* **EXERCISE REQUIREMENTS**
Quote precisely the run of lines opening with the line containing "The picture is" and closing with the line containing "const LABEL_SHIFT = 8;", and nothing else.

* **INFORMATION SUPPLIED**
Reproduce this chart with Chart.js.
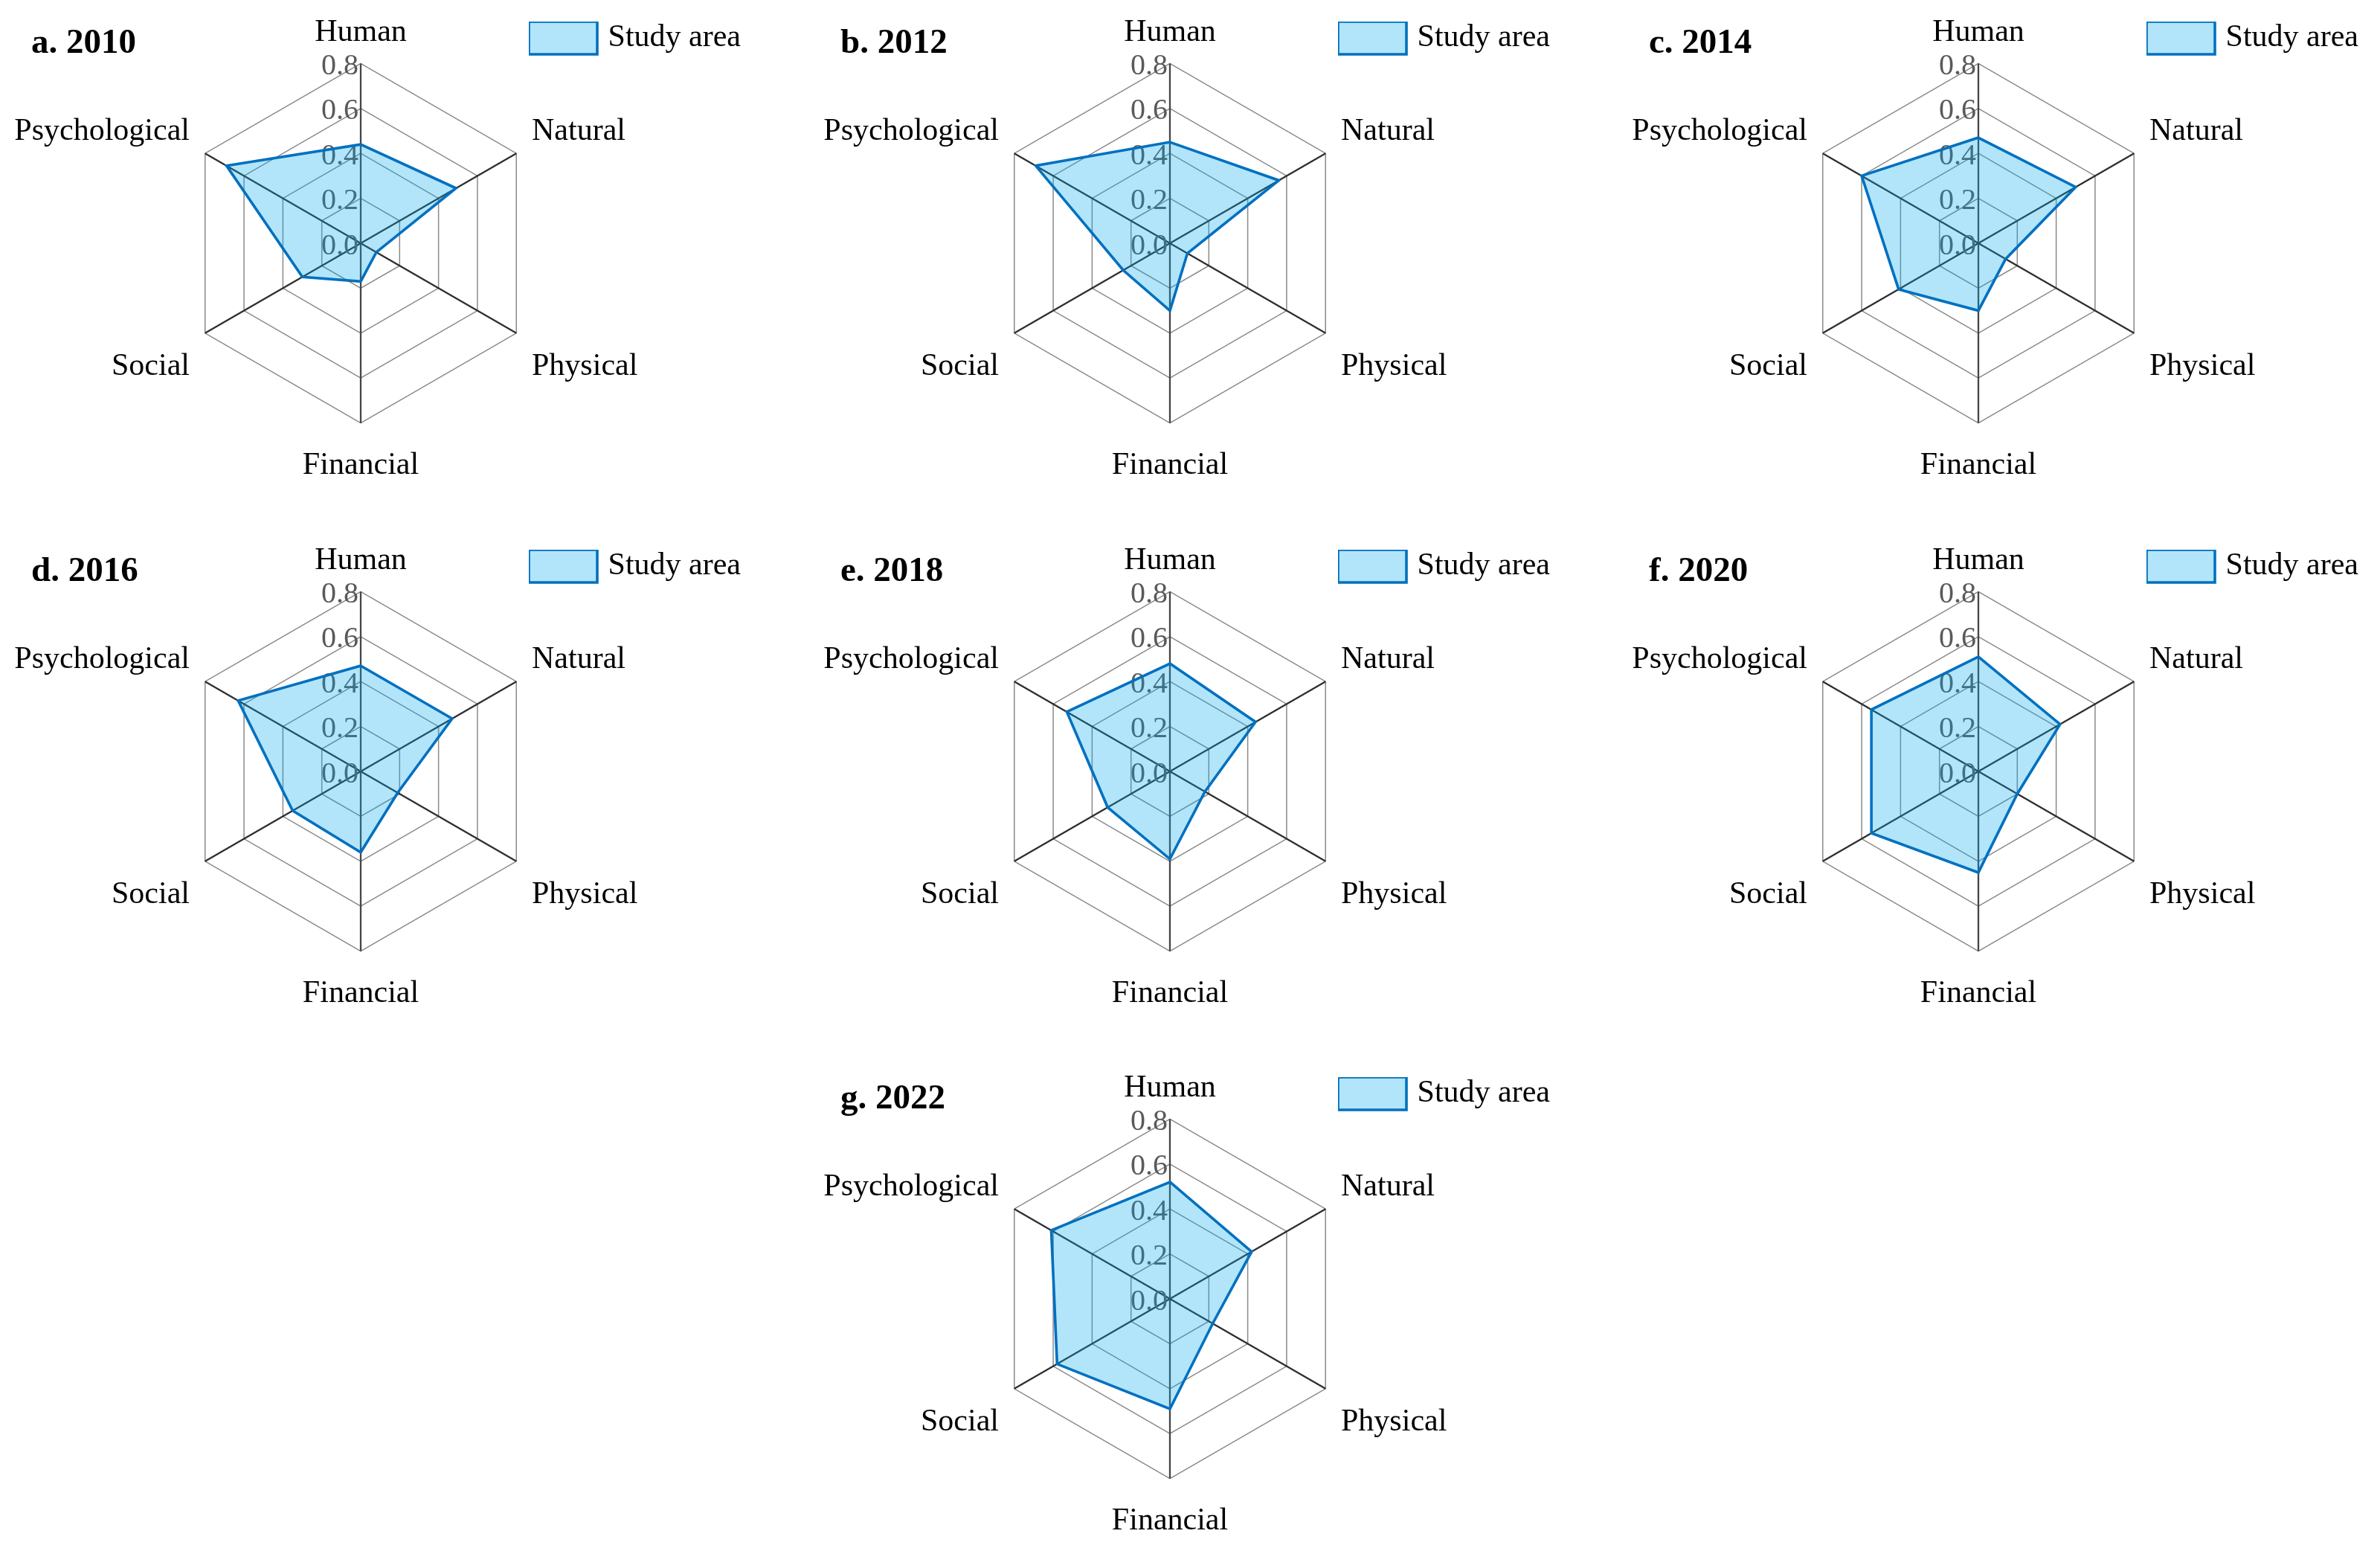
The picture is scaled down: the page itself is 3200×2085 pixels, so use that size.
<!DOCTYPE html>
<html>
<head>
<meta charset="utf-8">
<script src="https://cdn.jsdelivr.net/npm/chart.js@4.4.1/dist/chart.umd.min.js"></script>
<style>
  html, body { margin: 0; padding: 0; background: #ffffff; width: 3200px; height: 2085px; overflow: hidden; position: relative; }
  canvas { position: absolute; }
</style>
</head>
<body>
<script>
// ---------------- data ----------------
const categories = ['Human', 'Natural', 'Physical', 'Financial', 'Social', 'Psychological'];
const seriesLabel = 'Study area';
const panelTitles = ['a. 2010', 'b. 2012', 'c. 2014', 'd. 2016', 'e. 2018', 'f. 2020', 'g. 2022'];
const tickLabels = ['0.0', '0.2', '0.4', '0.6', '0.8'];

const values2010 = [0.44, 0.49, 0.08, 0.17, 0.30, 0.69];
const values2012 = [0.45, 0.56, 0.09, 0.30, 0.24, 0.69];
const values2014 = [0.47, 0.50, 0.14, 0.30, 0.41, 0.60];
const values2016 = [0.47, 0.47, 0.19, 0.36, 0.35, 0.63];
const values2018 = [0.48, 0.44, 0.18, 0.39, 0.32, 0.53];
const values2020 = [0.51, 0.42, 0.20, 0.45, 0.55, 0.55];
const values2022 = [0.52, 0.42, 0.22, 0.49, 0.58, 0.61];
const panelValues = [values2010, values2012, values2014, values2016, values2018, values2020, values2022];

// ---------------- layout (page positions of each panel's radar centre) ----------------
const panelCenters = [
  [485, 327], [1573, 327], [2660, 327],
  [485, 1037], [1573, 1037], [2660, 1037],
  [1573, 1746]
];
const CW = 1070, CH = 632;
const SERIF = '"Liberation Serif", "Times New Roman", serif';
const LABEL_SHIFT = 8;   // compensates serif baseline metrics of the point labels

const panelDecor = {
  id: 'panelDecor',
  afterLayout(chart) {
    const r = chart.scales.r;
    if (r._pointLabelItems) {
      r._pointLabelItems.forEach((it) => { it.y += LABEL_SHIFT; it.top += LABEL_SHIFT; it.bottom += LABEL_SHIFT; });
    }
    const lg = chart.legend;
    if (lg) {
      lg.left = r.xCenter + 226;
      lg.top = r.yCenter - 298;
      lg.right = r.xCenter + 511;
      lg.bottom = lg.top + 120;
    }
  },
  beforeDatasetsDraw(chart) {
    const r = chart.scales.r;
    const ctx = chart.ctx;
    ctx.save();
    ctx.font = '40px ' + SERIF;
    ctx.fillStyle = '#5a5a5a';
    ctx.textAlign = 'right';
    ctx.textBaseline = 'middle';
    r.ticks.forEach((t) => {
      const d = r.getDistanceFromCenterForValue(t.value);
      ctx.fillText(t.label, r.xCenter - 3, r.yCenter - d + 4);
    });
    ctx.restore();
  },
  afterDraw(chart, args, opts) {
    const r = chart.scales.r;
    const ctx = chart.ctx;
    ctx.save();
    ctx.font = 'bold 47px ' + SERIF;
    ctx.fillStyle = '#000';
    ctx.textAlign = 'left';
    ctx.textBaseline = 'alphabetic';
    ctx.fillText(opts.title, r.xCenter - 443, r.yCenter - 256);
    ctx.restore();
  }
};

panelValues.forEach((vals, i) => {
  const cv = document.createElement('canvas');
  cv.width = CW; cv.height = CH;
  cv.style.left = (panelCenters[i][0] - CW / 2) + 'px';
  cv.style.top = (panelCenters[i][1] - CH / 2) + 'px';
  cv.style.width = CW + 'px';
  cv.style.height = CH + 'px';
  document.body.appendChild(cv);

  new Chart(cv, {
    type: 'radar',
    data: {
      labels: categories,
      datasets: [{
        label: seriesLabel,
        data: vals,
        fill: true,
        backgroundColor: 'rgba(0, 170, 240, 0.30)',
        borderColor: '#0070C0',
        borderWidth: 3.6,
        pointRadius: 0,
        pointHoverRadius: 0,
        tension: 0
      }]
    },
    options: {
      responsive: false,
      devicePixelRatio: 1,
      animation: false,
      events: [],
      layout: { padding: 0 },
      scales: {
        r: {
          min: 0,
          max: 0.8,
          beginAtZero: true,
          ticks: {
            display: false,
            stepSize: 0.2,
            callback: (v, idx) => tickLabels[idx]
          },
          grid: { color: '#8a8a8a', lineWidth: 1.5, circular: false },
          angleLines: {
            color: (ctx) => (ctx.index % 3 === 0 ? '#454545' : '#2e2e2e'),
            lineWidth: 2.3
          },
          pointLabels: {
            color: '#000',
            padding: 24,
            font: { family: SERIF, size: 42 }
          }
        }
      },
      plugins: {
        title: { display: false },
        tooltip: { enabled: false },
        legend: {
          display: true,
          position: 'chartArea',
          align: 'start',
          labels: {
            boxWidth: 92,
            boxHeight: 44,
            padding: 0,
            textAlign: 'right',
            color: '#000',
            font: { family: SERIF, size: 42 }
          }
        },
        panelDecor: { title: panelTitles[i] }
      }
    },
    plugins: [panelDecor]
  });
});
</script>
</body>
</html>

* **ANSWER FOR THE TASK**
The picture is scaled down: the page itself is 3200×2085 pixels, so use that size.
<!DOCTYPE html>
<html>
<head>
<meta charset="utf-8">
<script src="https://cdn.jsdelivr.net/npm/chart.js@4.4.1/dist/chart.umd.min.js"></script>
<style>
  html, body { margin: 0; padding: 0; background: #ffffff; width: 3200px; height: 2085px; overflow: hidden; position: relative; }
  canvas { position: absolute; }
</style>
</head>
<body>
<script>
// ---------------- data ----------------
const categories = ['Human', 'Natural', 'Physical', 'Financial', 'Social', 'Psychological'];
const seriesLabel = 'Study area';
const panelTitles = ['a. 2010', 'b. 2012', 'c. 2014', 'd. 2016', 'e. 2018', 'f. 2020', 'g. 2022'];
const tickLabels = ['0.0', '0.2', '0.4', '0.6', '0.8'];

const values2010 = [0.44, 0.49, 0.08, 0.17, 0.30, 0.69];
const values2012 = [0.45, 0.56, 0.09, 0.30, 0.24, 0.69];
const values2014 = [0.47, 0.50, 0.14, 0.30, 0.41, 0.60];
const values2016 = [0.47, 0.47, 0.19, 0.36, 0.35, 0.63];
const values2018 = [0.48, 0.44, 0.18, 0.39, 0.32, 0.53];
const values2020 = [0.51, 0.42, 0.20, 0.45, 0.55, 0.55];
const values2022 = [0.52, 0.42, 0.22, 0.49, 0.58, 0.61];
const panelValues = [values2010, values2012, values2014, values2016, values2018, values2020, values2022];

// ---------------- layout (page positions of each panel's radar centre) ----------------
const panelCenters = [
  [485, 327], [1573, 327], [2660, 327],
  [485, 1037], [1573, 1037], [2660, 1037],
  [1573, 1746]
];
const CW = 1070, CH = 632;
const SERIF = '"Liberation Serif", "Times New Roman", serif';
const LABEL_SHIFT = 8;   // compensates serif baseline metrics of the point labels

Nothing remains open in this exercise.